On April 3, Wilco took to Facebook again:

We consider the changes to Indiana’s RFRA a good first step toward creating the sort of welcoming environment we encourage everywhere, so we’re reinstating our May 7 show at The Murat, which we canceled earlier this week. To quote an Indiana University statement from yesterday, ‘religious liberty and equal protection under the law are both cornerstones of our democracy and they should not be in conflict with each other.’ Well said, IU.

While a small battle may have been won, victory for human rights is too far to view. Look no further than the Civil Rights Act of 1964, and contrast it with what’s been happening in Ferguson, MO, 51 years later: laws alone will not change people, their beliefs, or their actions. While public opinion has tilted in favor of supporting gay marriage and equality, and with the US Supreme Court expected to rule on those rights later this year, there will still remain a large group of people in America who will use whatever power they can to sway both the political and cultural opinion.

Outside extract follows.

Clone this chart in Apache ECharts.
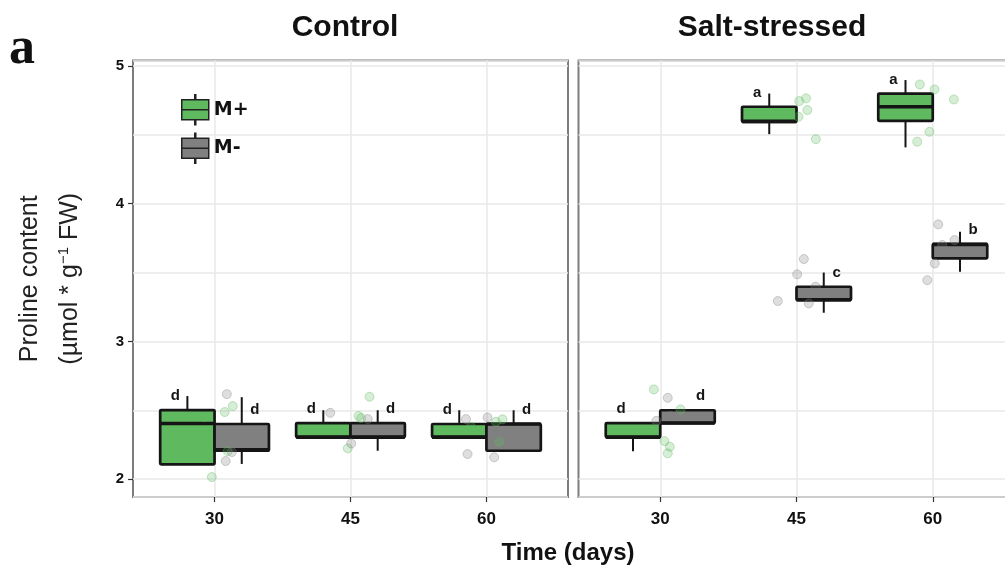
<!DOCTYPE html>
<html><head><meta charset="utf-8">
<script src="https://cdn.jsdelivr.net/npm/echarts@6/dist/echarts.min.js"></script>
<style>html,body{margin:0;padding:0;background:#fff}#c{width:1005px;height:572px}</style>
</head><body><div id="c"></div>
<script>
// ---- data ----
const days = ['30', '45', '60'];
const panelTitles = ['Control', 'Salt-stressed'];
const groups = ['M+', 'M-'];
const yTicks = [2, 3, 4, 5];
// box stats per day: [dayIndex(1..3), min, q1, median, q3, max]
const ctrlPlus  = [[1, 2.107, 2.107, 2.404, 2.501, 2.603], [2, 2.305, 2.305, 2.305, 2.407, 2.500], [3, 2.305, 2.305, 2.305, 2.400, 2.500]];
const ctrlMinus = [[1, 2.110, 2.206, 2.212, 2.400, 2.595], [2, 2.206, 2.305, 2.305, 2.407, 2.500], [3, 2.206, 2.206, 2.400, 2.400, 2.500]];
const saltPlus  = [[1, 2.203, 2.305, 2.305, 2.407, 2.407], [2, 4.505, 4.595, 4.598, 4.704, 4.800], [3, 4.409, 4.602, 4.704, 4.800, 4.898]];
const saltMinus = [[1, 2.407, 2.407, 2.407, 2.500, 2.500], [2, 3.208, 3.300, 3.303, 3.397, 3.500], [3, 3.505, 3.603, 3.705, 3.707, 3.796]];
// significance letters
const ctrlPlusLetters  = ['d', 'd', 'd'];
const ctrlMinusLetters = ['d', 'd', 'd'];
const saltPlusLetters  = ['d', 'a', 'a'];
const saltMinusLetters = ['d', 'c', 'b'];
// individual observations: [day position (jittered), value]
const ctrlPlusPts  = [[1.134, 2.53], [1.075, 2.487], [0.928, 2.45], [1.097, 2.203], [0.98, 2.015],
                      [2.14, 2.598], [2.059, 2.458], [1.98, 2.223], [2.078, 2.443],
                      [2.886, 2.38], [3.118, 2.434], [3.094, 2.271], [3.07, 2.416]];
const ctrlMinusPts = [[1.09, 2.617], [1.082, 2.131], [1.127, 2.196],
                      [1.851, 2.481], [2.127, 2.436], [2.005, 2.259],
                      [2.849, 2.436], [3.008, 2.448], [2.861, 2.182], [3.057, 2.158], [3.08, 2.32]];
const saltPlusPts  = [[0.953, 2.651], [1.149, 2.506], [1.031, 2.276], [1.07, 2.235], [1.055, 2.187],
                      [2.02, 4.745], [2.07, 4.765], [2.08, 4.68], [2.142, 4.469], [2.015, 4.631],
                      [2.905, 4.866], [3.013, 4.83], [3.155, 4.757], [2.976, 4.522], [2.886, 4.45]];
const saltMinusPts = [[1.055, 2.59], [1.075, 2.458], [0.972, 2.423],
                      [2.054, 3.598], [2.005, 3.487], [1.863, 3.293], [2.09, 3.276], [2.14, 3.397],
                      [3.04, 3.85], [3.16, 3.736], [3.015, 3.566], [2.96, 3.445], [3.07, 3.70]];

// ---- styling ----
const GREEN = '#5fba5f';
const GRAY = '#808080';
const INK = '#151515';
const SANS = '"Liberation Sans", Arial, sans-serif';

function boxRenderer(offset, letters, labelDx) {
  return function (params, api) {
    const c = api.value(0) + offset;
    const hw = 0.2;
    const vMin = api.value(1), q1 = api.value(2), med = api.value(3), q3 = api.value(4), vMax = api.value(5);
    const tl = api.coord([c - hw, q3]);
    const br = api.coord([c + hw, q1]);
    const top = api.coord([c, vMax]);
    const bot = api.coord([c, vMin]);
    const mL = api.coord([c - hw, med]);
    const mR = api.coord([c + hw, med]);
    const cx = top[0];
    const color = api.visual('color');
    return {
      type: 'group',
      children: [
        { type: 'line', shape: { x1: cx, y1: top[1], x2: cx, y2: tl[1] }, style: { stroke: INK, lineWidth: 2 } },
        { type: 'line', shape: { x1: cx, y1: br[1], x2: cx, y2: bot[1] }, style: { stroke: INK, lineWidth: 2 } },
        { type: 'rect', shape: { x: tl[0], y: tl[1], width: br[0] - tl[0], height: br[1] - tl[1], r: 1 },
          style: { fill: color, stroke: INK, lineWidth: 2.7 } },
        { type: 'line', shape: { x1: mL[0], y1: mL[1], x2: mR[0], y2: mR[1] }, style: { stroke: INK, lineWidth: 3.6 } },
        { type: 'text', x: cx + labelDx, y: tl[1] - 14,
          style: { text: letters[params.dataIndex], fill: INK, font: 'bold 15px ' + SANS,
                   align: 'center', verticalAlign: 'middle' } }
      ]
    };
  };
}

function boxSeries(name, color, data, axis, offset, letters, dx) {
  return {
    type: 'custom', name: name, xAxisIndex: axis, yAxisIndex: axis,
    itemStyle: { color: color },
    encode: { x: 0, y: [1, 2, 3, 4, 5] },
    renderItem: boxRenderer(offset, letters, dx),
    data: data, z: 3
  };
}
function ptSeries(name, fill, stroke, data, axis) {
  return {
    type: 'scatter', name: name, xAxisIndex: axis, yAxisIndex: axis,
    symbolSize: 9, data: data, z: 5, silent: true,
    itemStyle: { color: fill, borderColor: stroke, borderWidth: 1 }
  };
}

const gridLine = { show: true, lineStyle: { color: '#e9e9e9', width: 1.5 } };
const tickStyle = { lineStyle: { color: '#333', width: 1.2 }, length: 5 };

function xAxis(i) {
  return {
    type: 'value', gridIndex: i, min: 0.4, max: 3.6,
    axisLine: { show: false },
    axisTick: Object.assign({ show: true, customValues: [1, 2, 3] }, tickStyle),
    axisLabel: { customValues: [1, 2, 3], formatter: v => days[Math.round(v) - 1], margin: 14,
                 fontSize: 17, fontWeight: 'bold', color: '#111', fontFamily: SANS },
    splitLine: gridLine
  };
}
function yAxis(i) {
  const a = {
    type: 'value', gridIndex: i, min: 1.87, max: 5.04,
    axisLine: { show: false },
    axisTick: Object.assign({ show: i === 0, customValues: yTicks }, tickStyle),
    axisLabel: { show: i === 0, customValues: yTicks, margin: 9, fontSize: 15, fontWeight: 'bold', color: '#111',
                 fontFamily: SANS },
    splitLine: { show: false }
  };
  if (i === 0) {
    a.name = '{a|Proline content}\n{a|(µmol * g}{s|−1}{a| FW)}';
    a.nameLocation = 'middle';
    a.nameRotate = 90;
    a.nameGap = 43;
    a.nameTextStyle = {
      rich: {
        a: { fontSize: 25, lineHeight: 40, color: '#222', fontFamily: SANS },
        s: { fontSize: 15, lineHeight: 15, padding: [0, 0, 13, 0], color: '#222', fontFamily: SANS }
      }
    };
  }
  return a;
}
// helper axes carrying the major + minor horizontal grid lines
function yGridAxis(i) {
  return {
    type: 'value', gridIndex: i, min: 1.87, max: 5.04, splitNumber: 6,
    axisLine: { show: false }, axisTick: { show: false }, axisLabel: { show: false },
    splitLine: gridLine
  };
}

const chart = echarts.init(document.getElementById('c'), null, { renderer: 'canvas' });
chart.setOption({
  animation: false,
  backgroundColor: '#fff',
  grid: [
    { left: 133, top: 60.5, width: 435, height: 436.5, show: true, borderColor: '#7c7c7c', borderWidth: 2,
      backgroundColor: '#fff', outerBoundsMode: 'none', containLabel: false },
    { left: 578.5, top: 60.5, width: 436, height: 436.5, show: true, borderColor: '#7c7c7c', borderWidth: 2,
      backgroundColor: '#fff', outerBoundsMode: 'none', containLabel: false }
  ],
  xAxis: [xAxis(0), xAxis(1)],
  yAxis: [yAxis(0), yAxis(1), yGridAxis(0), yGridAxis(1)],
  legend: {
    data: groups, orient: 'vertical', left: 176, top: 89,
    itemWidth: 27, itemHeight: 30, itemGap: 7,
    icon: 'path://M13,0h1v5h-1z M0,5h27v10h-27z M0,15h27v10h-27z M13,25h1v5h-1z',
    itemStyle: { borderColor: '#222', borderWidth: 1.5 },
    textStyle: { fontSize: 19, fontWeight: 'bold', color: '#111', fontFamily: '"DejaVu Sans", sans-serif' },
    selectedMode: false
  },
  graphic: [
    { type: 'text', x: 22, y: 50, style: { text: 'a', font: 'bold 52px "Liberation Serif", serif', fill: '#111', align: 'center', verticalAlign: 'middle' } },
    { type: 'text', x: 345, y: 28, style: { text: panelTitles[0], font: 'bold 30px ' + SANS, fill: '#111', align: 'center', verticalAlign: 'middle' } },
    { type: 'text', x: 772, y: 28, style: { text: panelTitles[1], font: 'bold 30px ' + SANS, fill: '#111', align: 'center', verticalAlign: 'middle' } },
    { type: 'text', x: 568, y: 553, style: { text: 'Time (days)', font: 'bold 24px ' + SANS, fill: '#111', align: 'center', verticalAlign: 'middle' } }
  ],
  series: [
    boxSeries(groups[0], GREEN, ctrlPlus, 0, -0.2, ctrlPlusLetters, -12),
    boxSeries(groups[1], GRAY, ctrlMinus, 0, 0.2, ctrlMinusLetters, 13),
    boxSeries(groups[0], GREEN, saltPlus, 1, -0.2, saltPlusLetters, -12),
    boxSeries(groups[1], GRAY, saltMinus, 1, 0.2, saltMinusLetters, 13),
    ptSeries('M+ obs', 'rgba(95,186,95,0.32)', 'rgba(95,186,95,0.45)', ctrlPlusPts, 0),
    ptSeries('M- obs', 'rgba(128,128,128,0.32)', 'rgba(128,128,128,0.45)', ctrlMinusPts, 0),
    ptSeries('M+ obs', 'rgba(95,186,95,0.32)', 'rgba(95,186,95,0.45)', saltPlusPts, 1),
    ptSeries('M- obs', 'rgba(128,128,128,0.32)', 'rgba(128,128,128,0.45)', saltMinusPts, 1)
  ]
});
</script>
</body></html>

Of all that I have read or heard this past week, it was an op-ed piece in the Washington Post from the most unlikely person imaginable that I have found truly hopeful. Change comes incrementally, and here’s an example. This is what Arnold Schwarzenegger, the former Republican governor of California, wrote to his party:

“As an American, I’m incredibly concerned about what happened in Indiana this week and the threat of similar laws being passed in other states. As a Republican, I’m furious.

I know plenty of Republicans who are sensible and driven to solve problems for America. They believe in Reagan’s vision of a big tent where everyone is welcome. This message isn’t for them. It is for Republicans who choose the politics of division over policies that improve the lives of all of us. It is for Republicans who have decided to neglect the next generation of voters. It is for Republicans who are fighting for laws that fly in the face of equality and freedom.”

Should you have made it this far, it’s time for the music.

Back in the 1960s and ’70s, an actor from Alabama by the name of Jim Nabors portrayed the character Gomer Pyle, first on the Andy Griffith Show and then his own hit show. In addition to being a television star, he also had a deep baritone voice and released a number of albums, many that were full of spiritual songs. On January 15, 2013, one month after same-sex marriage became legal in Washington State, Nabors married his partner of 38 years, Stan Cadwallader, in Seattle.

Nabors is also well known for singing “Back Home Again in Indiana” prior to the start of the Indianapolis 500, held annually over the Memorial Day weekend. Except for a few absences due to health or other conflicts, he sang the unofficial Indiana anthem every year from 1972 until his final appearance there in 2014. Listen to the cheers as he’s announced. Watch the crowd give him a standing ovation at the end. Indiana is a state full of good people, in spite of the political and religious intolerance we witnessed that propelled them onto the front page.

It’s nice to know that Wilco will be there, too, so their voices and music can soar through the fear and hate.